The goal of the television — Disney and others — is profit, which in itself isn't bad, Posner says. But, he adds, when their goals conflict with the goals of the citizen, the citizen's only recourse is the economic route. ~ Francis Meeker, The Nashville Banner, July 7, 1997
When growing numbers of denominations are adopting a cafeteria theology, in which members are allowed to reject the vegetable of fidelity in favor of the dessert of licentiousness, just to build the membership, it's encouraging that at least one is willing to suffer ridicule from the elites on a matter of principle. ~ Cal Thomas, June 25, 1997
Seven Ways to Impact the Magic Kingdom
Use these suggestions as a check list during the coming months:
• Write the Walt Disney Company to express your concerns about company policies and products. Let Chairman Michael Eisner know what action you are planning to take. Address your letter to:
Chairman Michael Eisner
500 S. Buena Vista Street
Burbank, CA 91521
• Identify and avoid movies and videos from Disney-owned film companies such as Touchstone, Hollywood Pictures, Caravan, and Miramax Films.

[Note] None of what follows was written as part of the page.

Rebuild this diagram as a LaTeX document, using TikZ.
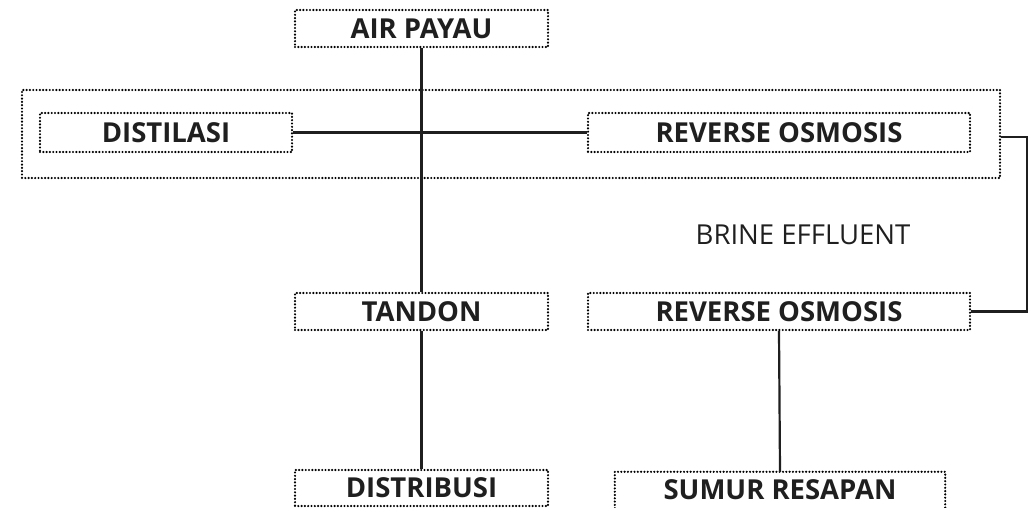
\documentclass[tikz,border=0pt]{standalone}
\usepackage{fontspec}
\setmainfont{Open Sans}
\begin{document}
\begin{tikzpicture}[x=1pt,y=-1pt,
  dotbox/.style={draw=black, line width=2.4pt, dash pattern=on 0pt off 3.3pt, line cap=round},
  box/.style={dotbox, rectangle, inner sep=0pt, font=\bfseries\fontsize{27.5}{30}\selectfont, text=black!88},
  conn/.style={draw=black!88, line width=2.2pt}]
\useasboundingbox (0,0) rectangle (1035,508);
\node[box, minimum width=253pt, minimum height=37pt] (air) at (421.5,28.5) {AIR PAYAU};
\node[dotbox, rectangle, inner sep=0pt, minimum width=978pt, minimum height=88pt] (outer) at (511,134) {};
\node[box, minimum width=252pt, minimum height=39pt] (dist) at (166,132.5) {DISTILASI};
\node[box, minimum width=382pt, minimum height=39pt] (ro1) at (779,132.5) {REVERSE OSMOSIS};
\node[box, minimum width=253pt, minimum height=37pt] (tandon) at (421.5,311.5) {TANDON};
\node[box, minimum width=382pt, minimum height=37pt] (ro2) at (779,311.5) {REVERSE OSMOSIS};
\node[box, minimum width=253pt, minimum height=36pt] (distr) at (421.5,488) {DISTRIBUSI};
\node[rectangle, inner sep=0pt, minimum width=330pt, minimum height=36pt, font=\bfseries\fontsize{27.5}{30}\selectfont, text=black!88] (sumur) at (780,490) {SUMUR RESAPAN};
\draw[dotbox] (sumur.south west) -- (sumur.north west) -- (sumur.north east) -- (sumur.south east);
\node[font=\fontsize{27.5}{30}\selectfont, text=black!88] (brine) at (803,235) {BRINE EFFLUENT};
\coordinate (turn) at (1027,137);
\draw[conn] (dist.east) -- (ro1.west);
\draw[conn] (air.south) -- (tandon.north);
\draw[conn] (tandon.south) -- (distr.north);
\draw[conn] (ro2.south) -- (sumur.north);
\draw[conn] (outer.east |- turn) -- (turn) |- (ro2.east);
\end{tikzpicture}
\end{document}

• Choose vacation theme parks other than Disney World in Orlando, Florida, and Disneyland in Anaheim, California. Let Chairman Michael Eisner know your intention.
• Avoid watching ABC. Let your local ABC affiliate and their advertisers know why.
• Find alternatives to Disney animated movies and videos. Contact local video stores or Christian bookstores for other family-friendly titles.
• Cancel the Disney Channel and ESPN. Let your cable company know why.
• Pray for the salvation of Michael Eisner and other entertainment industry heads. Policies such as those at Disney reflect spiritual problems at the top.
A Disney "No Show"
Disney's executive vice president for corporate affairs pulled out of a meeting he had scheduled July 23 with pro-family organizations critical of the company's productions and policies. Following the meeting, representatives of Concerned Women for America announced the organization was joining the boycott. A spokesman for King for America Inc. — an Atlanta-based civil rights organization founded by Alveda King, niece of late civil rights leader Martin Luther King Jr. — said it will seek to bring other civil rights groups into the effort.
Focus on the Family and Family Research Council — organizations which rarely participate in formal boycotts — said they will consider participation in this case. It is "very likely" Focus' support of the boycott will increase, spokesman Mark Maddox said.